• _PROVIDED DATA_

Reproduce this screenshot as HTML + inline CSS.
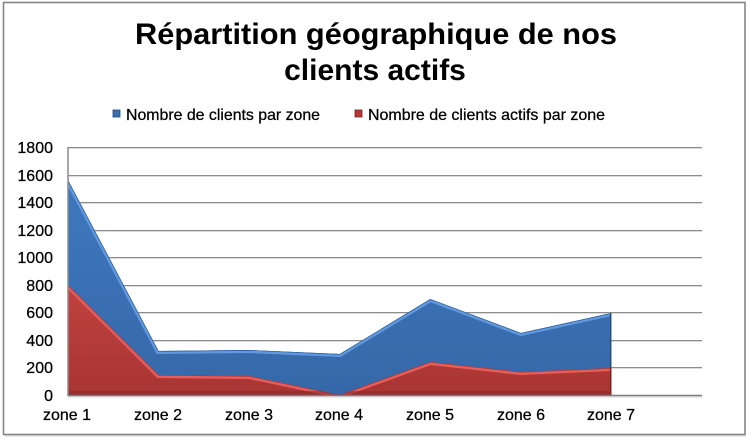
<!DOCTYPE html>
<html>
<head>
<meta charset="utf-8">
<style>
html,body{margin:0;padding:0;background:#fff;}
svg{display:block;}
text{font-family:"Liberation Sans",Arial,sans-serif;fill:#000;}
.lbl{stroke:#000;stroke-width:0.25;}
</style>
</head>
<body>
<svg width="750" height="438" viewBox="0 0 750 438" xmlns="http://www.w3.org/2000/svg">
  <defs>
    <linearGradient id="blueG" x1="0" y1="0" x2="0" y2="1">
      <stop offset="0" stop-color="#3f78bf"/>
      <stop offset="1" stop-color="#3568a8"/>
    </linearGradient>
    <linearGradient id="redG" x1="0" y1="0" x2="0" y2="1">
      <stop offset="0" stop-color="#c04240"/>
      <stop offset="1" stop-color="#a83533"/>
    </linearGradient>
    <clipPath id="clipBlue">
      <polygon points="68,180 158.6,351 249.1,350 339.7,354 430.3,299 520.9,333 611.4,313 611.4,395 68,395"/>
    </clipPath>
    <clipPath id="clipRed">
      <polygon points="68,285 158.6,375 249.1,376 339.7,395 430.3,362 520.9,372 611.4,368 611.4,395 68,395"/>
    </clipPath>
  </defs>

  <rect x="0" y="0" width="750" height="438" fill="#fff"/>
  <rect x="3.5" y="2.5" width="741.5" height="432" fill="#fff" stroke="#858585" stroke-width="1.6"/>
  <line x1="5" y1="436" x2="746" y2="436" stroke="#d8d8d8" stroke-width="1"/>

  <text x="376" y="44" font-size="30" font-weight="bold" text-anchor="middle" textLength="482" lengthAdjust="spacingAndGlyphs">Répartition géographique de nos</text>
  <text x="375" y="80" font-size="30" font-weight="bold" text-anchor="middle">clients actifs</text>

  <rect x="113" y="110" width="7" height="7" fill="#3a6fb0" stroke="#22497a" stroke-width="0.8"/>
  <text class="lbl" x="126" y="120" font-size="16" textLength="194" lengthAdjust="spacingAndGlyphs">Nombre de clients par zone</text>
  <rect x="355" y="110" width="7" height="7" fill="#b83a38" stroke="#7a2020" stroke-width="0.8"/>
  <text class="lbl" x="368" y="120" font-size="16" textLength="237" lengthAdjust="spacingAndGlyphs">Nombre de clients actifs par zone</text>

  <g stroke="#8c8c8c" stroke-width="1">
    <line x1="68" y1="147.5" x2="702" y2="147.5"/>
    <line x1="68" y1="175.5" x2="702" y2="175.5"/>
    <line x1="68" y1="202.5" x2="702" y2="202.5"/>
    <line x1="68" y1="230.5" x2="702" y2="230.5"/>
    <line x1="68" y1="257.5" x2="702" y2="257.5"/>
    <line x1="68" y1="285.5" x2="702" y2="285.5"/>
    <line x1="68" y1="312.5" x2="702" y2="312.5"/>
    <line x1="68" y1="340.5" x2="702" y2="340.5"/>
    <line x1="68" y1="367.5" x2="702" y2="367.5"/>
  </g>
  <g stroke="#dcdcdc" stroke-width="1">
    <line x1="68" y1="148.5" x2="702" y2="148.5"/>
    <line x1="68" y1="176.5" x2="702" y2="176.5"/>
    <line x1="68" y1="203.5" x2="702" y2="203.5"/>
    <line x1="68" y1="231.5" x2="702" y2="231.5"/>
    <line x1="68" y1="258.5" x2="702" y2="258.5"/>
    <line x1="68" y1="286.5" x2="702" y2="286.5"/>
    <line x1="68" y1="313.5" x2="702" y2="313.5"/>
    <line x1="68" y1="341.5" x2="702" y2="341.5"/>
    <line x1="68" y1="368.5" x2="702" y2="368.5"/>
  </g>

  <polygon points="68,180 158.6,351 249.1,350 339.7,354 430.3,299 520.9,333 611.4,313 611.4,395 68,395" fill="url(#blueG)"/>
  <g clip-path="url(#clipBlue)">
    <polyline points="68,180 158.6,351 249.1,350 339.7,354 430.3,299 520.9,333 611.4,313" fill="none" stroke="#6199de" stroke-width="6"/>
    <polyline points="68,180 158.6,351 249.1,350 339.7,354 430.3,299 520.9,333 611.4,313" fill="none" stroke="#2d5e9e" stroke-width="1.4"/>
    <line x1="611.4" y1="300" x2="611.4" y2="395" stroke="#24507f" stroke-width="3"/>
  </g>

  <polygon points="68,285 158.6,375 249.1,376 339.7,395 430.3,362 520.9,372 611.4,368 611.4,395 68,395" fill="url(#redG)"/>
  <g clip-path="url(#clipRed)">
    <polyline points="68,285 158.6,375 249.1,376 339.7,395 430.3,362 520.9,372 611.4,368" fill="none" stroke="#e65e5c" stroke-width="6"/>
    <polyline points="68,285 158.6,375 249.1,376 339.7,395 430.3,362 520.9,372 611.4,368" fill="none" stroke="#a83230" stroke-width="1.2"/>
    <line x1="611.4" y1="360" x2="611.4" y2="395" stroke="#7a2422" stroke-width="3"/>
    <rect x="68" y="391" width="544" height="4" fill="#8e2a28" opacity="0.6"/>
  </g>

  <line x1="68" y1="147" x2="68" y2="396" stroke="#8c8c8c" stroke-width="1.5"/>
  <line x1="68" y1="395.5" x2="702" y2="395.5" stroke="#7c7c7c" stroke-width="1.4"/>
  <line x1="68" y1="397" x2="702" y2="397" stroke="#d6d6d6" stroke-width="1"/>

  <g font-size="16" text-anchor="end" class="lbl">
    <text class="lbl" x="53" y="153">1800</text>
    <text class="lbl" x="53" y="181">1600</text>
    <text class="lbl" x="53" y="208">1400</text>
    <text class="lbl" x="53" y="236">1200</text>
    <text class="lbl" x="53" y="263">1000</text>
    <text class="lbl" x="53" y="291">800</text>
    <text class="lbl" x="53" y="318">600</text>
    <text class="lbl" x="53" y="346">400</text>
    <text class="lbl" x="53" y="373">200</text>
    <text class="lbl" x="53" y="401">0</text>
  </g>

  <g font-size="16" text-anchor="middle">
    <text class="lbl" x="67" y="420">zone 1</text>
    <text class="lbl" x="158" y="420">zone 2</text>
    <text class="lbl" x="249" y="420">zone 3</text>
    <text class="lbl" x="339" y="420">zone 4</text>
    <text class="lbl" x="430" y="420">zone 5</text>
    <text class="lbl" x="521" y="420">zone 6</text>
    <text class="lbl" x="611" y="420">zone 7</text>
  </g>
</svg>
</body>
</html>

• _SET TASK_
Keep the pictures out of the copy and return the rest of the data above exactly.

• _WRITTEN SOLUTION_
Reproduce this screenshot as HTML + inline CSS.
<!DOCTYPE html>
<html>
<head>
<meta charset="utf-8">
<style>
html,body{margin:0;padding:0;background:#fff;}
svg{display:block;}
text{font-family:"Liberation Sans",Arial,sans-serif;fill:#000;}
.lbl{stroke:#000;stroke-width:0.25;}
</style>
</head>
<body>
<svg width="750" height="438" viewBox="0 0 750 438" xmlns="http://www.w3.org/2000/svg">
  <defs>
    <linearGradient id="blueG" x1="0" y1="0" x2="0" y2="1">
      <stop offset="0" stop-color="#3f78bf"/>
      <stop offset="1" stop-color="#3568a8"/>
    </linearGradient>
    <linearGradient id="redG" x1="0" y1="0" x2="0" y2="1">
      <stop offset="0" stop-color="#c04240"/>
      <stop offset="1" stop-color="#a83533"/>
    </linearGradient>
    <clipPath id="clipBlue">
      <polygon points="68,180 158.6,351 249.1,350 339.7,354 430.3,299 520.9,333 611.4,313 611.4,395 68,395"/>
    </clipPath>
    <clipPath id="clipRed">
      <polygon points="68,285 158.6,375 249.1,376 339.7,395 430.3,362 520.9,372 611.4,368 611.4,395 68,395"/>
    </clipPath>
  </defs>

  <rect x="0" y="0" width="750" height="438" fill="#fff"/>
  <rect x="3.5" y="2.5" width="741.5" height="432" fill="#fff" stroke="#858585" stroke-width="1.6"/>
  <line x1="5" y1="436" x2="746" y2="436" stroke="#d8d8d8" stroke-width="1"/>

  <text x="376" y="44" font-size="30" font-weight="bold" text-anchor="middle" textLength="482" lengthAdjust="spacingAndGlyphs">Répartition géographique de nos</text>
  <text x="375" y="80" font-size="30" font-weight="bold" text-anchor="middle">clients actifs</text>

  <rect x="113" y="110" width="7" height="7" fill="#3a6fb0" stroke="#22497a" stroke-width="0.8"/>
  <text class="lbl" x="126" y="120" font-size="16" textLength="194" lengthAdjust="spacingAndGlyphs">Nombre de clients par zone</text>
  <rect x="355" y="110" width="7" height="7" fill="#b83a38" stroke="#7a2020" stroke-width="0.8"/>
  <text class="lbl" x="368" y="120" font-size="16" textLength="237" lengthAdjust="spacingAndGlyphs">Nombre de clients actifs par zone</text>

  <g stroke="#8c8c8c" stroke-width="1">
    <line x1="68" y1="147.5" x2="702" y2="147.5"/>
    <line x1="68" y1="175.5" x2="702" y2="175.5"/>
    <line x1="68" y1="202.5" x2="702" y2="202.5"/>
    <line x1="68" y1="230.5" x2="702" y2="230.5"/>
    <line x1="68" y1="257.5" x2="702" y2="257.5"/>
    <line x1="68" y1="285.5" x2="702" y2="285.5"/>
    <line x1="68" y1="312.5" x2="702" y2="312.5"/>
    <line x1="68" y1="340.5" x2="702" y2="340.5"/>
    <line x1="68" y1="367.5" x2="702" y2="367.5"/>
  </g>
  <g stroke="#dcdcdc" stroke-width="1">
    <line x1="68" y1="148.5" x2="702" y2="148.5"/>
    <line x1="68" y1="176.5" x2="702" y2="176.5"/>
    <line x1="68" y1="203.5" x2="702" y2="203.5"/>
    <line x1="68" y1="231.5" x2="702" y2="231.5"/>
    <line x1="68" y1="258.5" x2="702" y2="258.5"/>
    <line x1="68" y1="286.5" x2="702" y2="286.5"/>
    <line x1="68" y1="313.5" x2="702" y2="313.5"/>
    <line x1="68" y1="341.5" x2="702" y2="341.5"/>
    <line x1="68" y1="368.5" x2="702" y2="368.5"/>
  </g>

  <polygon points="68,180 158.6,351 249.1,350 339.7,354 430.3,299 520.9,333 611.4,313 611.4,395 68,395" fill="url(#blueG)"/>
  <g clip-path="url(#clipBlue)">
    <polyline points="68,180 158.6,351 249.1,350 339.7,354 430.3,299 520.9,333 611.4,313" fill="none" stroke="#6199de" stroke-width="6"/>
    <polyline points="68,180 158.6,351 249.1,350 339.7,354 430.3,299 520.9,333 611.4,313" fill="none" stroke="#2d5e9e" stroke-width="1.4"/>
    <line x1="611.4" y1="300" x2="611.4" y2="395" stroke="#24507f" stroke-width="3"/>
  </g>

  <polygon points="68,285 158.6,375 249.1,376 339.7,395 430.3,362 520.9,372 611.4,368 611.4,395 68,395" fill="url(#redG)"/>
  <g clip-path="url(#clipRed)">
    <polyline points="68,285 158.6,375 249.1,376 339.7,395 430.3,362 520.9,372 611.4,368" fill="none" stroke="#e65e5c" stroke-width="6"/>
    <polyline points="68,285 158.6,375 249.1,376 339.7,395 430.3,362 520.9,372 611.4,368" fill="none" stroke="#a83230" stroke-width="1.2"/>
    <line x1="611.4" y1="360" x2="611.4" y2="395" stroke="#7a2422" stroke-width="3"/>
    <rect x="68" y="391" width="544" height="4" fill="#8e2a28" opacity="0.6"/>
  </g>

  <line x1="68" y1="147" x2="68" y2="396" stroke="#8c8c8c" stroke-width="1.5"/>
  <line x1="68" y1="395.5" x2="702" y2="395.5" stroke="#7c7c7c" stroke-width="1.4"/>
  <line x1="68" y1="397" x2="702" y2="397" stroke="#d6d6d6" stroke-width="1"/>

  <g font-size="16" text-anchor="end" class="lbl">
    <text class="lbl" x="53" y="153">1800</text>
    <text class="lbl" x="53" y="181">1600</text>
    <text class="lbl" x="53" y="208">1400</text>
    <text class="lbl" x="53" y="236">1200</text>
    <text class="lbl" x="53" y="263">1000</text>
    <text class="lbl" x="53" y="291">800</text>
    <text class="lbl" x="53" y="318">600</text>
    <text class="lbl" x="53" y="346">400</text>
    <text class="lbl" x="53" y="373">200</text>
    <text class="lbl" x="53" y="401">0</text>
  </g>

  <g font-size="16" text-anchor="middle">
    <text class="lbl" x="67" y="420">zone 1</text>
    <text class="lbl" x="158" y="420">zone 2</text>
    <text class="lbl" x="249" y="420">zone 3</text>
    <text class="lbl" x="339" y="420">zone 4</text>
    <text class="lbl" x="430" y="420">zone 5</text>
    <text class="lbl" x="521" y="420">zone 6</text>
    <text class="lbl" x="611" y="420">zone 7</text>
  </g>
</svg>
</body>
</html>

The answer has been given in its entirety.